Copy the listing below line for line, starting at its first line and ending with the line that has "from matplotlib import pyplot as plt" in it. Add nothing.

┌─ Data extract

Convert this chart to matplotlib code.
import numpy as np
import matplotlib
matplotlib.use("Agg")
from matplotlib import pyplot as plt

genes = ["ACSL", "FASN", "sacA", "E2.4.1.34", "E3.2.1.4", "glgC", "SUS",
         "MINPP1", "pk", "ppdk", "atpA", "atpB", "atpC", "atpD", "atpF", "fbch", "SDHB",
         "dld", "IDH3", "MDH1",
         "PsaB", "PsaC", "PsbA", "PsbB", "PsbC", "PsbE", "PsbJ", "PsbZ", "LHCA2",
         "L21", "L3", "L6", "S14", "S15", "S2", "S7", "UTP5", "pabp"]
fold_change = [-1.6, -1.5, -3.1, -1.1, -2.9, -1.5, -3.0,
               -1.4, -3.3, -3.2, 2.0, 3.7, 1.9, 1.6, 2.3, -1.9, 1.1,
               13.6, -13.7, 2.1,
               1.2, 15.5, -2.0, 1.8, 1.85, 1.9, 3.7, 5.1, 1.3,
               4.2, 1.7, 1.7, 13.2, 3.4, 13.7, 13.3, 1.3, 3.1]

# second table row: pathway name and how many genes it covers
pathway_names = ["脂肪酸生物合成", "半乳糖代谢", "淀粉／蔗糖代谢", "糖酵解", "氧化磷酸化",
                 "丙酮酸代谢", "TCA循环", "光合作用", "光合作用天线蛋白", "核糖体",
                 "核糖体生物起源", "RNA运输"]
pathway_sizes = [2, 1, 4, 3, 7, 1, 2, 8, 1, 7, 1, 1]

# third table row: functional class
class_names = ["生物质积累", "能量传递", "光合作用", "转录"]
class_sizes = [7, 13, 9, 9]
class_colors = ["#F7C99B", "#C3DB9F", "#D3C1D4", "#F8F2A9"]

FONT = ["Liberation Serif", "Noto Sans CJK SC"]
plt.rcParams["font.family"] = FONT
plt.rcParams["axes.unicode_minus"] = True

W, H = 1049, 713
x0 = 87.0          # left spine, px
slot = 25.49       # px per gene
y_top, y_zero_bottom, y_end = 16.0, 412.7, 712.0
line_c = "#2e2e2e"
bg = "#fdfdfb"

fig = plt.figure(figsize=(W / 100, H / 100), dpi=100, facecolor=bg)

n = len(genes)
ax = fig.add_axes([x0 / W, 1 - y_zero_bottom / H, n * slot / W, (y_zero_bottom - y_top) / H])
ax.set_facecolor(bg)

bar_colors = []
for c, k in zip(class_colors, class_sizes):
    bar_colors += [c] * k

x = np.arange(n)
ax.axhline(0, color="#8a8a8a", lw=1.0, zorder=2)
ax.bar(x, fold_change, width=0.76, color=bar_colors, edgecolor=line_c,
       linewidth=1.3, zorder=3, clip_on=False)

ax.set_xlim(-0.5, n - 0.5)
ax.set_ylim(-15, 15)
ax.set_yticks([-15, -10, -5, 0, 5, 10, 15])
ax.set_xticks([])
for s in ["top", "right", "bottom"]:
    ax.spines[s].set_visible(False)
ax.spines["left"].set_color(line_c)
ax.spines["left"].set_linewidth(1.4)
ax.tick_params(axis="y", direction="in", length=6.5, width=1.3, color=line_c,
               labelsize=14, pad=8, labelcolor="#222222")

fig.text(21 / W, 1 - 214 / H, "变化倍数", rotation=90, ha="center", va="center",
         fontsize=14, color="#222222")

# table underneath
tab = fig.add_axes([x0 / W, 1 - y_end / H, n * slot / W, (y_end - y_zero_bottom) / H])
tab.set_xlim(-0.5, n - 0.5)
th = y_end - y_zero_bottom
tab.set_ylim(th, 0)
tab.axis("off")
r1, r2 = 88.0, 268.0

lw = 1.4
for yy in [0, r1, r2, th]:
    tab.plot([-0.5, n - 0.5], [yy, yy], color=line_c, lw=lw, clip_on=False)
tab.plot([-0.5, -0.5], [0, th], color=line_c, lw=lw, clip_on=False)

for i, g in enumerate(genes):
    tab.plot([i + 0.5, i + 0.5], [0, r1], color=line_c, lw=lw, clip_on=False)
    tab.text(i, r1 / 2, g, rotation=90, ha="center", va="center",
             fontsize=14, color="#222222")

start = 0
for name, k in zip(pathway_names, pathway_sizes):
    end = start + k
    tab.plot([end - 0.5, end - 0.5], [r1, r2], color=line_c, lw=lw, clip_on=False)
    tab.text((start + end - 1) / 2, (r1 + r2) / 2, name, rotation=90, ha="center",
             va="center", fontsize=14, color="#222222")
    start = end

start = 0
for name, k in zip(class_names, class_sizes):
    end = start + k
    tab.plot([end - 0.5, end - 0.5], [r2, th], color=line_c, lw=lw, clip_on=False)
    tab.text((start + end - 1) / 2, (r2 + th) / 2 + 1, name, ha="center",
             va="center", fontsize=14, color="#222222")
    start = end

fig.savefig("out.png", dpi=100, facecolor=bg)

└─

Solution to the exercise:
Convert this chart to matplotlib code.
import numpy as np
import matplotlib
matplotlib.use("Agg")
from matplotlib import pyplot as plt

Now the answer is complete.